═════ Information supplied ═════

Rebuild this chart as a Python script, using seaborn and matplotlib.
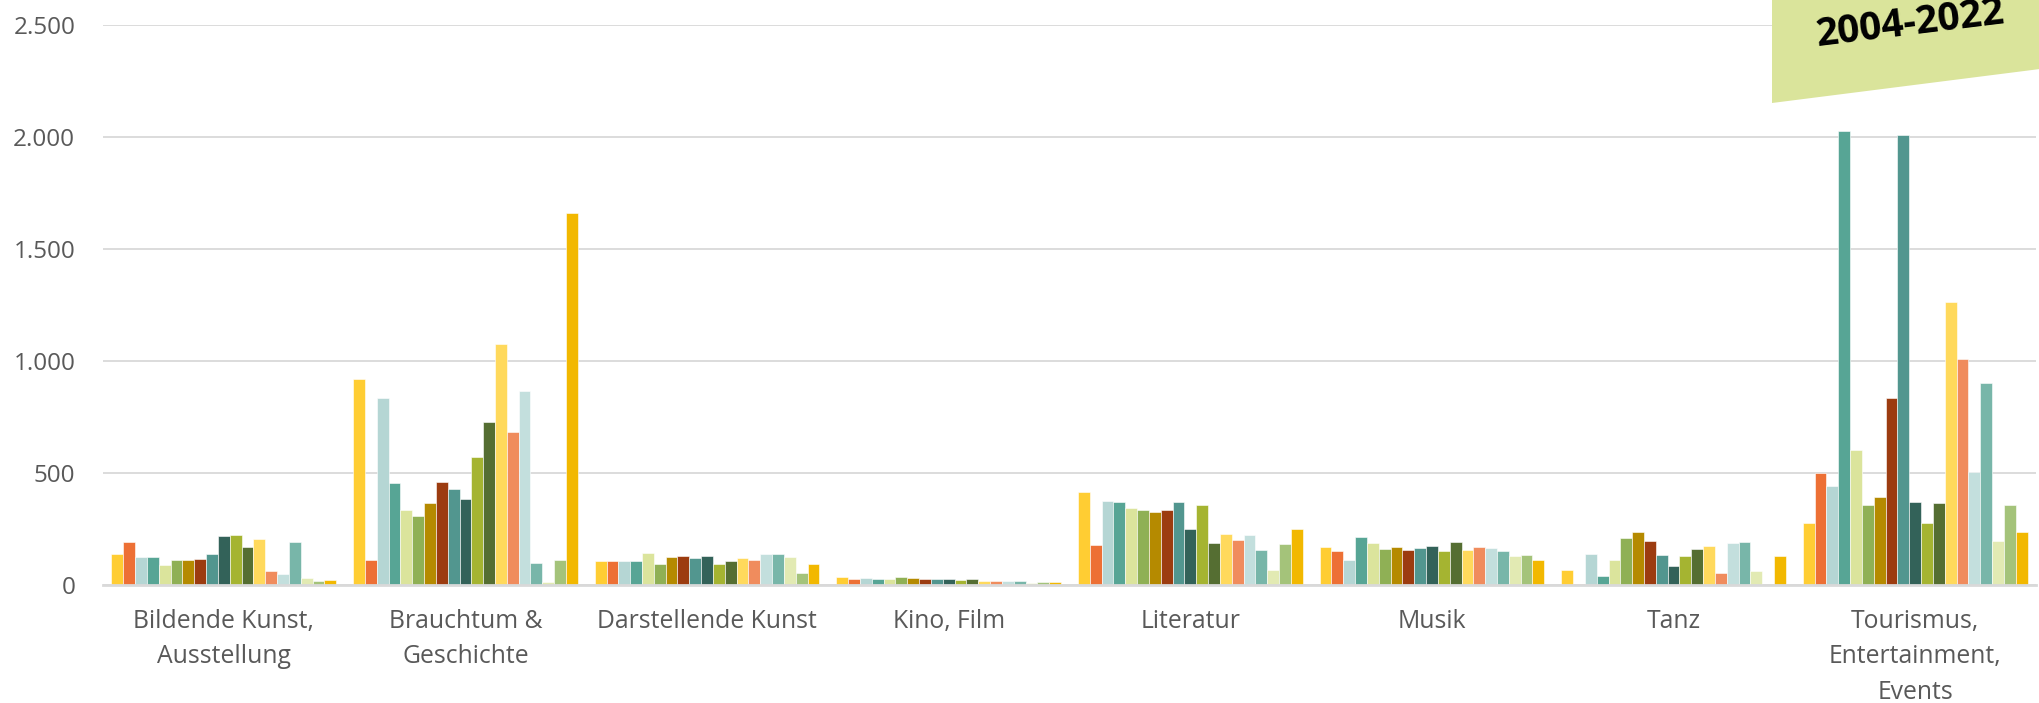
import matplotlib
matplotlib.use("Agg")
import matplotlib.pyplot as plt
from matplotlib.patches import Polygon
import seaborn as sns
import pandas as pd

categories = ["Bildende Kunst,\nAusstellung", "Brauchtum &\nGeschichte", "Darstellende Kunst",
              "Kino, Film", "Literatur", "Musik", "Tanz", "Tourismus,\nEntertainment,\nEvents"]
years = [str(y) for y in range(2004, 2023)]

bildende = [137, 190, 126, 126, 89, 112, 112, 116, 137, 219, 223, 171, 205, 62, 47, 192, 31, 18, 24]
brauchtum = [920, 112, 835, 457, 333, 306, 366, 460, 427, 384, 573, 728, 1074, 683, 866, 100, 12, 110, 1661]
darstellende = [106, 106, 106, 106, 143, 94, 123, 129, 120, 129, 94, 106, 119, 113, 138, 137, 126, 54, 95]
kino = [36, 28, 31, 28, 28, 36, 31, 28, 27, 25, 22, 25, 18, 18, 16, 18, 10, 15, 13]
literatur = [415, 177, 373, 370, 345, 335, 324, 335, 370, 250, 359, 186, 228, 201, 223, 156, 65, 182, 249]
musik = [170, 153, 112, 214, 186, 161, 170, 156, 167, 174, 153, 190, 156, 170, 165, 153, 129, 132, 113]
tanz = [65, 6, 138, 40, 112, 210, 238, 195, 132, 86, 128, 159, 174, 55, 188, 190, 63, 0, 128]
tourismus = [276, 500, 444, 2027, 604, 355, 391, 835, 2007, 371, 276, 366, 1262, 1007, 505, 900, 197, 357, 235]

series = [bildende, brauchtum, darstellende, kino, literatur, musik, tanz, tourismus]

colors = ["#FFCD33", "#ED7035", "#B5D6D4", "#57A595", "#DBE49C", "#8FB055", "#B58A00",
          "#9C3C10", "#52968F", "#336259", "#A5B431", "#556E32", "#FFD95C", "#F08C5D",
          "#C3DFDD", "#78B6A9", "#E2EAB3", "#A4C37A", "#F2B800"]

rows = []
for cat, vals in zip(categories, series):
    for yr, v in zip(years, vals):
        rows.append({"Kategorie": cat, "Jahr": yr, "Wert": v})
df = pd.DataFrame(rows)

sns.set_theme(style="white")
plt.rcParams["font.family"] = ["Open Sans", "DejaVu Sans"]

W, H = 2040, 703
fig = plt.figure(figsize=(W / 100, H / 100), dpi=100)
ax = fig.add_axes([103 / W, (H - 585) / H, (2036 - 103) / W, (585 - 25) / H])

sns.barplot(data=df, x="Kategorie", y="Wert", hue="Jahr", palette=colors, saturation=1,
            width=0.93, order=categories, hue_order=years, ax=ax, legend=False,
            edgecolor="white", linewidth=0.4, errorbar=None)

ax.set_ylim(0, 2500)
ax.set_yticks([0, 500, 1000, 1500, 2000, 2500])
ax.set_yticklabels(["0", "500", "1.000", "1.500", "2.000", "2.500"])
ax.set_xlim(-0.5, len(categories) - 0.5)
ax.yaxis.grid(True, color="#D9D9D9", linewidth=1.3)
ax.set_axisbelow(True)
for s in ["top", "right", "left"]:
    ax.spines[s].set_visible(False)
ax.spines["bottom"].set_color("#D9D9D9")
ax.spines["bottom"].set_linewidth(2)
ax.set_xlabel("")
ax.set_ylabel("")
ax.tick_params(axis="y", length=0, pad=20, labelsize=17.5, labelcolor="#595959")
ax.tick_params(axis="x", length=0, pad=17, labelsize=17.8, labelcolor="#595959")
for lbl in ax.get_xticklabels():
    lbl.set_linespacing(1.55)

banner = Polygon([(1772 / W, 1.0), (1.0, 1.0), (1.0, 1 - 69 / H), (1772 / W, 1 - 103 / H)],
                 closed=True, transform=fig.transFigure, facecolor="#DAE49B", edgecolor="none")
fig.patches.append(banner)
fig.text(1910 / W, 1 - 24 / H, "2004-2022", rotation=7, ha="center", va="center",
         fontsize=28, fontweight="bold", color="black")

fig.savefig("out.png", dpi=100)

═════

Job:
Every line above should be returned exactly; the pictures stay out.

Solution:
Rebuild this chart as a Python script, using seaborn and matplotlib.
import matplotlib
matplotlib.use("Agg")
import matplotlib.pyplot as plt
from matplotlib.patches import Polygon
import seaborn as sns
import pandas as pd

categories = ["Bildende Kunst,\nAusstellung", "Brauchtum &\nGeschichte", "Darstellende Kunst",
              "Kino, Film", "Literatur", "Musik", "Tanz", "Tourismus,\nEntertainment,\nEvents"]
years = [str(y) for y in range(2004, 2023)]

bildende = [137, 190, 126, 126, 89, 112, 112, 116, 137, 219, 223, 171, 205, 62, 47, 192, 31, 18, 24]
brauchtum = [920, 112, 835, 457, 333, 306, 366, 460, 427, 384, 573, 728, 1074, 683, 866, 100, 12, 110, 1661]
darstellende = [106, 106, 106, 106, 143, 94, 123, 129, 120, 129, 94, 106, 119, 113, 138, 137, 126, 54, 95]
kino = [36, 28, 31, 28, 28, 36, 31, 28, 27, 25, 22, 25, 18, 18, 16, 18, 10, 15, 13]
literatur = [415, 177, 373, 370, 345, 335, 324, 335, 370, 250, 359, 186, 228, 201, 223, 156, 65, 182, 249]
musik = [170, 153, 112, 214, 186, 161, 170, 156, 167, 174, 153, 190, 156, 170, 165, 153, 129, 132, 113]
tanz = [65, 6, 138, 40, 112, 210, 238, 195, 132, 86, 128, 159, 174, 55, 188, 190, 63, 0, 128]
tourismus = [276, 500, 444, 2027, 604, 355, 391, 835, 2007, 371, 276, 366, 1262, 1007, 505, 900, 197, 357, 235]

series = [bildende, brauchtum, darstellende, kino, literatur, musik, tanz, tourismus]

colors = ["#FFCD33", "#ED7035", "#B5D6D4", "#57A595", "#DBE49C", "#8FB055", "#B58A00",
          "#9C3C10", "#52968F", "#336259", "#A5B431", "#556E32", "#FFD95C", "#F08C5D",
          "#C3DFDD", "#78B6A9", "#E2EAB3", "#A4C37A", "#F2B800"]

rows = []
for cat, vals in zip(categories, series):
    for yr, v in zip(years, vals):
        rows.append({"Kategorie": cat, "Jahr": yr, "Wert": v})
df = pd.DataFrame(rows)

sns.set_theme(style="white")
plt.rcParams["font.family"] = ["Open Sans", "DejaVu Sans"]

W, H = 2040, 703
fig = plt.figure(figsize=(W / 100, H / 100), dpi=100)
ax = fig.add_axes([103 / W, (H - 585) / H, (2036 - 103) / W, (585 - 25) / H])

sns.barplot(data=df, x="Kategorie", y="Wert", hue="Jahr", palette=colors, saturation=1,
            width=0.93, order=categories, hue_order=years, ax=ax, legend=False,
            edgecolor="white", linewidth=0.4, errorbar=None)

ax.set_ylim(0, 2500)
ax.set_yticks([0, 500, 1000, 1500, 2000, 2500])
ax.set_yticklabels(["0", "500", "1.000", "1.500", "2.000", "2.500"])
ax.set_xlim(-0.5, len(categories) - 0.5)
ax.yaxis.grid(True, color="#D9D9D9", linewidth=1.3)
ax.set_axisbelow(True)
for s in ["top", "right", "left"]:
    ax.spines[s].set_visible(False)
ax.spines["bottom"].set_color("#D9D9D9")
ax.spines["bottom"].set_linewidth(2)
ax.set_xlabel("")
ax.set_ylabel("")
ax.tick_params(axis="y", length=0, pad=20, labelsize=17.5, labelcolor="#595959")
ax.tick_params(axis="x", length=0, pad=17, labelsize=17.8, labelcolor="#595959")
for lbl in ax.get_xticklabels():
    lbl.set_linespacing(1.55)

banner = Polygon([(1772 / W, 1.0), (1.0, 1.0), (1.0, 1 - 69 / H), (1772 / W, 1 - 103 / H)],
                 closed=True, transform=fig.transFigure, facecolor="#DAE49B", edgecolor="none")
fig.patches.append(banner)
fig.text(1910 / W, 1 - 24 / H, "2004-2022", rotation=7, ha="center", va="center",
         fontsize=28, fontweight="bold", color="black")

fig.savefig("out.png", dpi=100)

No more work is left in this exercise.